Based on her survey of 139 “authors, editors, students, reviewers, book enthusiasts and anyone else interested in the question,” Dietz predicted that influential online journals will fall into two categories:

  • “[E]stablished magazines exploiting new technology without abandoning the trappings of pre-Internet success”
  • “[N]on-charging magazines moving online specifically to take advantage of receptivity to free literature when offered digitally”

The advantages of free literary works on the Internet is an important point in the print vs. online conversation.

DC-area novelist and writer Leslie Pietrzyk blogged about this issue in 2017 when her short story “We Always Start with the Seduction” was accepted for publication by Southhampton Review Online.

“When they accepted the story for the online journal I was at first confused and then slightly irritated,” Pietrzyk writes. “But I consulted with the wise minds on Facebook which sparked a long and interesting thread about online vs. print publications. Maybe I have some residual bias toward print…but also, if this story were in print only, I would be begging you to fork out ten bucks to have a journal sent to you a week from now.”

The broader reach and access of digital content is something Lynn at The Kenyon Review also noted. “As it happens, we’ve already seen the evidence with KROnline that the potential audience on the Internet is far greater than those who read the printed journal,” he writes.
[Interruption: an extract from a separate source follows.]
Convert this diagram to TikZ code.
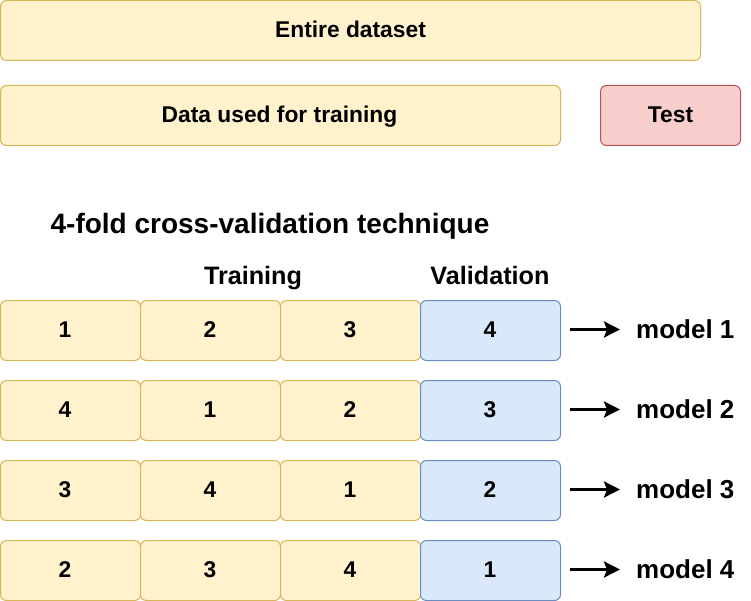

Instead of reprinting content from print editions, KROnline offers content targeted toward online readers. “Evidence suggests that they are looking for shorter pieces, more timely work too, and even a little more experimental,” writes Lynn.

In addition, online publications offer features not available in print. For example, Superstition Review, an online literary magazine at Arizona State University, just completed its fourth issue with embedded audio files of authors reading their work. This is a feature Tahoma Literary Review and other publications provide as well.

Also, the Superstition Review staff is active in promoting issues and contributors (past and present) across social media platforms. Other online magazines, such as The Kenyon Review, produce podcasts, in addition to more typical blogs, contributor Q&As, and newsletters.

In the end, what has been called the “print vs. online debate” should probably transition into a “print & online strategy” for creative writers and magazines alike.

“To Walk Chalk” in Superstition Review

1898 house parlor to dining room (800x408) (2)

My story “To Walk Chalk” has been published in Superstition Review, an online literary magazine at Arizona State University. (The review staff was wonderful to work with, and they run a great website.) Here’s the link to the short story: “To Walk Chalk.”

The setting for this story stuck with me years after seeing a newspaper ad for Sharer’s Funeral Parlor and Mortuary in my grandmother’s scrapbook. The address for the mortuary was the same as the house my great-great-grandfather had built in 1898 in a small Wisconsin town known for tobacco farming. My grandmother had lived in that house for the majority of her eighty-plus years.

Problem: No one in the family had ever been in the mortuary business. No one in the family had the last name Sharer.

Answer: The family home had been rented out during the Great Depression.

Only after learning this did it make sense why my grandfather had once told me, “They embalmed people in the basement.” I must have been twelve when he said this, and it changed my perception of the basement forever.

The house is no longer in the family, but we have pictures such as the parlor scene above. And now some of my memories have been spun into the short story, even if I modified the description of the house’s exterior to include details from at least two other Wisconsin buildings.

The road to revision is paved with MP3 files

microphone (249x400)There’s nothing like reading a short story aloud, especially while recording it, to uncover repetitions, poor word choices, flat dialogue, and the inevitable paragraph- and sentence-level glitches.

However, the need to read aloud to create an MP3 file for an online literary magazine or podcast raises the stakes on this process. What had been a useful tool for revision—one I use and recommend to students—can become something people might actually hear.

My technical skills, my reading, and my story needed to develop. Fast.

Tech

  • Software—I had been directed to a download site for Audacity, the free open source audio recording/editing program from SourceForge. After some research, I found a link to a more up to date version of the Audacity program that was supposed to have addressed earlier concerns about malware.
  • Microphone—After a trial run, I discovered that the microphone in my laptop was not up to the task. What had worked for Skype calls and a YouTube video, now created audio files filled with fan noise and pops from the processor. Solutions included:
    • Switching to Airplane Mode to pause as many of my computer’s background functions as possible.
    • Investing in a USB microphone that was good enough but wasn’t professional level, which could easily top $200. (I found an Amazon bestseller for about $25.)
    • Realizing that, in addition to enabling the plug-and-play USB microphone, I needed to manually disable the internal microphone, which was still picking up processor noise.
  • MP3 conversion—While exporting my audacity project to a MP3 file, I found that I needed an extension called LAME, which involved more research to find a safe-ish download.

Reading

  • Use a tablet—To avoid recording the rustling of turning pages, I sent my story in a pdf file to my tablet to scroll quietly through as I read. (I also tried dual monitors, but the computer and tablet combo seemed to work more smoothly.)
  • Pause strategically—My story took about 25 minutes to read. I’d seen recommendations and tutorials about how to edit an audio file, but the terminology and controls were so new to me that the learning curve was steep and frustrating. Pausing the recording after a glitch, listening to and deleting the glitch, and then re-recording seemed to work best for me. Full sentences or paragraphs worked best for stopping and starting points.
  • Ditch the mouse—Mouse clicks can sound inordinately loud in an audio file. Using the laptop touch pad was quieter and easier, especially when moving back and forth between the manuscript scrolling on the tablet and the Audacity controls on the laptop.

Through this trial-and-error process, I read my short story aloud so many times, that I stopped seeing revisions to make…for now. The acting part of story narration still eludes me—painfully so. Nonetheless, now I have an audio file and a freshly revised story. On to the next chapter.